I understand that the Kerchers want people to remember Meredith. I applaud this. But is this how they want people to remember her? I had a gut-wrenching experience as a young FBI Agent many years ago. Several people had been killed in the course of an incident which the FBI was investigating as murder. It was my unfortunate task to witness the autopsies of the victims and to assist the coroner in the identification of the bodies. This was complicated by their advanced state of decomposition. Truly, it was a gruesome sight. The bodies were blackish green, bloated, and reeked of the peculiar smell of decomposing human flesh.

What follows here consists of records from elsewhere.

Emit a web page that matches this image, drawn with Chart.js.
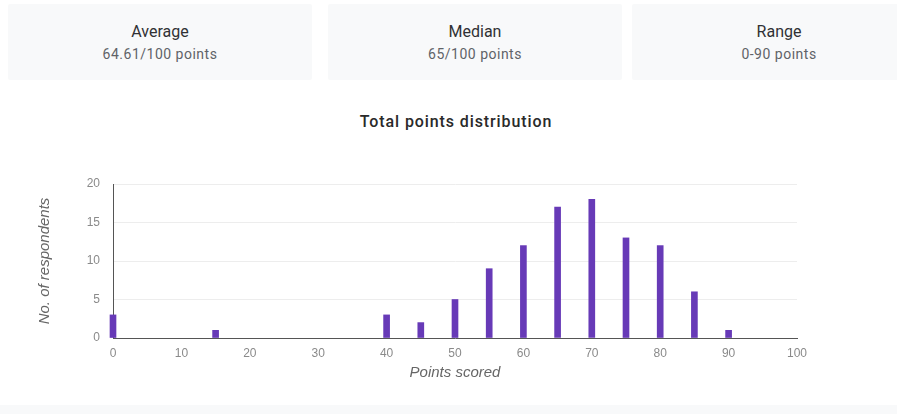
<!DOCTYPE html>
<html>
<head>
<meta charset="utf-8">
<script src="https://cdn.jsdelivr.net/npm/chart.js@4.4.1/dist/chart.umd.min.js"></script>
<style>
  html, body { margin: 0; padding: 0; background: #ffffff; }
  body { width: 897px; height: 414px; position: relative; overflow: hidden; font-family: Roboto, "Noto Sans", Arial, sans-serif; }
  .card { position: absolute; top: 4px; height: 76px; background: #f8f9fa; border-radius: 2px; text-align: center; }
  .card .label { position: absolute; left: 0; right: 0; top: 20px; font-size: 16px; line-height: 16px; font-weight: 400; color: #303134; }
  .card .value { position: absolute; left: 0; right: 0; top: 43px; font-size: 14px; line-height: 14px; letter-spacing: 0.5px; color: #5f6368; }
  .heading { position: absolute; left: 0; width: 912px; top: 114px; text-align: center; font-size: 16px; line-height: 16px; font-weight: 500; letter-spacing: 0.9px; color: #2a2a2a; }
  #wrap { position: absolute; left: 0; top: 100px; width: 897px; height: 300px; }
  .band { position: absolute; left: 0; right: 0; top: 405px; height: 9px; background: #f8f9fa; }
</style>
</head>
<body>
<div class="card" style="left:8px; width:304px"><div class="label">Average</div><div class="value" id="avg"></div></div>
<div class="card" style="left:328px; width:294px"><div class="label">Median</div><div class="value" id="med"></div></div>
<div class="card" style="left:632px; width:294px"><div class="label">Range</div><div class="value" id="rng"></div></div>
<div class="heading">Total points distribution</div>
<div id="wrap"><canvas id="chart"></canvas></div>
<div class="band"></div>
<script>
// Score buckets and how many respondents landed in each
const scores = [0, 15, 40, 45, 50, 55, 60, 65, 70, 75, 80, 85, 90];
const respondents = [3, 1, 3, 2, 5, 9, 12, 17, 18, 13, 12, 6, 1];

// Summary figures shown in the cards
const summaryAverage = "64.61/100 points";
const summaryMedian = "65/100 points";
const summaryRange = "0-90 points";

document.getElementById("avg").textContent = summaryAverage;
document.getElementById("med").textContent = summaryMedian;
document.getElementById("rng").textContent = summaryRange;

const points = scores.map((s, i) => ({ x: s, y: respondents[i] }));

const tickFont = { family: "'Liberation Sans', Arial, sans-serif", size: 12 };
const axisTitleFont = { family: "'Liberation Sans', Arial, sans-serif", size: 15, style: "italic" };

new Chart(document.getElementById("chart"), {
  type: "bar",
  data: {
    datasets: [{
      data: points,
      backgroundColor: "#673ab7",
      barThickness: 6,
      clip: false
    }]
  },
  options: {
    responsive: true,
    maintainAspectRatio: false,
    animation: false,
    layout: { padding: { left: 0, right: 100, top: 84, bottom: 0 } },
    plugins: {
      legend: { display: false },
      tooltip: { enabled: false }
    },
    scales: {
      x: {
        type: "linear",
        offset: false,
        min: 0,
        max: 100,
        ticks: { stepSize: 10, color: "#8a8a8a", font: tickFont, padding: 8 },
        grid: { display: false, drawTicks: false, offset: false },
        border: { display: true, color: "#555555", width: 1 },
        title: { display: true, text: "Points scored", color: "#666666", font: axisTitleFont, padding: { top: 0, bottom: 18 } },
        afterFit: (scale) => { scale.height = 62; }
      },
      y: {
        min: 0,
        max: 20,
        ticks: { stepSize: 5, color: "#8a8a8a", font: tickFont, padding: 13 },
        grid: { color: "#ededed", drawTicks: false },
        border: { display: true, color: "#555555", width: 1 },
        title: { display: true, text: "No. of respondents", color: "#666666", font: axisTitleFont, padding: { top: 36, bottom: 0 } },
        afterFit: (scale) => { scale.width = 113; }
      }
    }
  }
});
</script>
</body>
</html>
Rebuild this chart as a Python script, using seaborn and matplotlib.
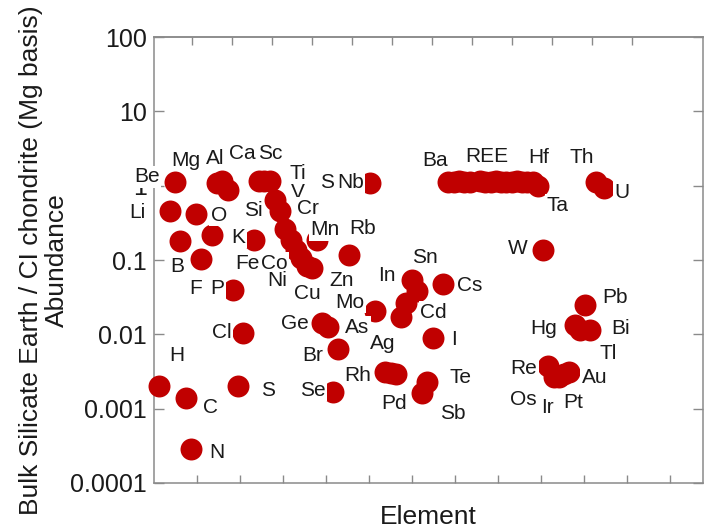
import numpy as np
import pandas as pd
import matplotlib
matplotlib.use("Agg")
import matplotlib.pyplot as plt
import seaborn as sns
from matplotlib.ticker import FixedLocator, NullFormatter, FixedFormatter

# plot position ~ atomic number (Th/U squeezed in after Bi)
elements = ['H', 'Li', 'Be', 'B', 'C', 'N', 'O', 'F', 'Na', 'Mg', 'Al', 'Si', 'P', 'S', 'Cl',
            'K', 'Ca', 'Sc', 'Ti', 'V', 'Cr', 'Mn', 'Fe', 'Co', 'Ni', 'Cu', 'Zn', 'Ga', 'Ge',
            'As', 'Se', 'Br', 'Rb', 'Nb', 'Mo', 'Ru', 'Rh', 'Pd', 'Ag', 'Cd', 'In', 'Sn', 'Sb',
            'Te', 'I', 'Cs', 'Ba', 'La', 'Ce', 'Pr', 'Nd', 'Sm', 'Eu', 'Gd', 'Tb', 'Dy', 'Ho',
            'Er', 'Tm', 'Yb', 'Lu', 'Hf', 'Ta', 'W', 'Re', 'Os', 'Ir', 'Pt', 'Au', 'Hg', 'Tl',
            'Pb', 'Bi', 'Th', 'U']
position = [1, 3, 4, 5, 6, 7, 8, 9, 11, 12, 13, 14, 15, 16, 17,
            19, 20, 21, 22, 23, 24, 25, 26, 27, 28, 29, 30, 31, 32,
            33, 34, 35, 37, 41, 42, 44, 45, 46, 47, 48, 49, 50, 51,
            52, 53, 55, 56, 57, 58, 59, 60, 62, 63, 64, 65, 66, 67,
            68, 69, 70, 71, 72, 73, 74, 75, 76, 77, 78, 79, 80, 81,
            82, 83, 84, 85.5]
abundance = [0.0020, 0.455, 1.12, 0.18, 0.0014, 0.00029, 0.415, 0.103, 0.22, 1.10, 1.16, 0.87, 0.040, 0.0020, 0.0104,
             0.185, 1.16, 1.16, 1.16, 0.64, 0.45, 0.26, 0.185, 0.137, 0.105, 0.083, 0.078, 0.186, 0.0142,
             0.0125, 0.00167, 0.0063, 0.116, 1.10, 0.0205, 0.0031, 0.0030, 0.0029, 0.017, 0.026, 0.054, 0.038, 0.0016,
             0.0023, 0.0089, 0.047, 1.13, 1.13, 1.14, 1.13, 1.13, 1.14, 1.13, 1.13, 1.14, 1.13, 1.13,
             1.13, 1.14, 1.13, 1.13, 1.12, 1.0, 0.136, 0.0038, 0.0027, 0.0027, 0.0029, 0.0031, 0.0133, 0.0115,
             0.025, 0.0115, 1.12, 0.93]

# text labels next to the points
label_text = ['Be', 'Mg', 'Al', 'Ca', 'Sc', 'Ti', 'V', 'Cr', 'Si', 'Li', 'O', 'K', 'B', 'F', 'P',
              'Fe', 'Co', 'Ni', 'Cu', 'Zn', 'Mn', 'Rb', 'Sr', 'Nb', 'In', 'Mo', 'Ge', 'As', 'Cl',
              'Ba', 'REE', 'Hf', 'Th', 'Ta', 'U', 'W', 'Sn', 'Cs', 'Cd', 'Pb', 'Hg', 'Bi', 'Tl',
              'Re', 'Au', 'Os', 'Ir', 'Pt', 'Te', 'Sb', 'Pd', 'I', 'Ag', 'H', 'C', 'N', 'S',
              'Se', 'Br', 'Rh']
label_x = [-1.4, 6.1, 11.6, 16.7, 22.1, 27.4, 27.4, 29.3, 18.8, -3.2, 12.4, 16.0, 4.4, 8.0, 12.0,
           17.7, 22.8, 23.4, 29.1, 35.6, 32.5, 39.7, 33.5, 37.3, 44.3, 37.3, 26.8, 38.6, 12.9,
           53.4, 63.3, 73.2, 81.4, 76.8, 89.0, 69.2, 51.5, 60.1, 53.2, 87.6, 74.0, 88.8, 86.3,
           70.3, 83.8, 70.3, 74.9, 79.7, 58.2, 56.8, 45.6, 57.0, 43.5, 4.4, 10.8, 12.0, 21.7,
           30.2, 30.2, 38.8]
label_y = [1.31, 2.21, 2.35, 2.75, 2.75, 1.48, 0.82, 0.50, 0.47, 0.44, 0.40, 0.203, 0.0828, 0.0418, 0.0418,
           0.0908, 0.0908, 0.0536, 0.0359, 0.0536, 0.255, 0.269, 1.12, 1.12, 0.0627, 0.0271, 0.01416, 0.0125, 0.0107,
           2.21, 2.50, 2.43, 2.43, 0.548, 0.82, 0.145, 0.109, 0.0459, 0.0199, 0.0317, 0.0121, 0.0121, 0.00558,
           0.00351, 0.00265, 0.00134, 0.00105, 0.00122, 0.00265, 0.000869, 0.00119, 0.00861, 0.00762, 0.00525, 0.00105, 0.00026, 0.00177,
           0.00177, 0.00525, 0.00282]

y_ticks = [1e-4, 1e-3, 1e-2, 1e-1, 1, 10, 100]
y_ticklabels = ['0.0001', '0.001', '0.01', '0.1', '1', '10', '100']

sns.set_style("white")
plt.rcParams['font.family'] = ['Liberation Sans', 'DejaVu Sans']

df = pd.DataFrame({'element': elements, 'position': position, 'abundance': abundance})

fig = plt.figure(figsize=(7.04, 5.31), dpi=100)
ax = fig.add_axes([154 / 704, 48 / 531, 549 / 704, 446 / 531])

sns.scatterplot(data=df, x='position', y='abundance', ax=ax, color='#C00000',
                s=250, linewidth=0, clip_on=False, zorder=2.6, legend=False)

ax.set_yscale('log')
ax.set_xlim(0, 104.4)
ax.set_ylim(1e-4, 100)

for txt, lx, ly in zip(label_text, label_x, label_y):
    ax.text(lx, ly, txt, ha='center', va='center', fontsize=15, color='#1a1a1a',
            zorder=3, bbox=dict(boxstyle='square,pad=0.08', fc='white', ec='none'))

ax.yaxis.set_major_locator(FixedLocator(y_ticks))
ax.yaxis.set_major_formatter(FixedFormatter(y_ticklabels))
ax.yaxis.set_minor_locator(FixedLocator([]))
ax.xaxis.set_major_locator(FixedLocator(np.arange(1, 13) * 8.175))
ax.xaxis.set_major_formatter(NullFormatter())

ax.tick_params(axis='y', which='major', direction='in', length=7, width=1, color='#8a8a8a',
               labelsize=18, labelcolor='#1a1a1a', pad=5, left=True, right=True)
ax.tick_params(axis='x', which='major', direction='in', length=6, width=1, color='#8a8a8a',
               bottom=True, top=False)

# top ticks sit a little tighter than the bottom ones in the original
top = ax.secondary_xaxis('top')
top.set_xticks(np.arange(1, 13) * 7.605 - 0.38)
top.xaxis.set_major_formatter(NullFormatter())
top.tick_params(direction='in', length=6, width=1, color='#8a8a8a')
top.spines['top'].set_color('#8a8a8a')
top.spines['top'].set_linewidth(1.1)

for sp in ax.spines.values():
    sp.set_color('#8a8a8a')
    sp.set_linewidth(1.1)

ax.set_xlabel('Element', fontsize=19, color='#1a1a1a', labelpad=12)
ax.set_ylabel('Bulk Silicate Earth / CI chondrite (Mg basis)\nAbundance', fontsize=19,
              color='#1a1a1a', linespacing=1.1)
ax.yaxis.set_label_coords(-0.155, 0.5)

fig.savefig('out.png', dpi=100)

The fingers, however, were almost impossible to print because of clenched fists (due to the peculiar manner of death). Ultimately, we had to remove each finger at the second knuckle with a pair of clippers and roll it individually in black ink, which produced a fairly good fingerprint.
In the midst of this horrible task, we heard a commotion outside of the autopsy room. It was the wife of the person we were currently autopsying and she was hysterical. She had been told by her funeral director that her husband’s body was horribly disfigured and that the FBI was “cutting his fingers off.” The shock created in her a rage that needed an outlet, and she burst into the outer area of the autopsy examination room. I took a quick glance at the body, and it was truly one of the most macabre sights I had ever witnessed. I knew that if the woman made it into the room, she would never forget what she saw and it would haunt her to her grave. I ran from the autopsy room to try and intercept her, covered with gore, blood and ink. But before she got as far as me, a funeral director who was at the morgue to make a “pickup” saw the drama unfold and ran to her, catching her before I had to. She collapsed to the floor sobbing in unrelenting grief for her lost love. The funeral director comforted her as best he could and repeated several times, “This is not the way you want to remember him.”
To the Kerchers, I ask; did you approve your attorney’s actions today? If not, something must be said. Maresca went too far. You have begged that Meredith not be forgotten. Is this the way you want Meredith remembered? Unless Maresca’s actions today are addressed publicly, the questions about motivation will haunt not Maresca, but the family; the most immediate being;
“Is this really still about Meredith?”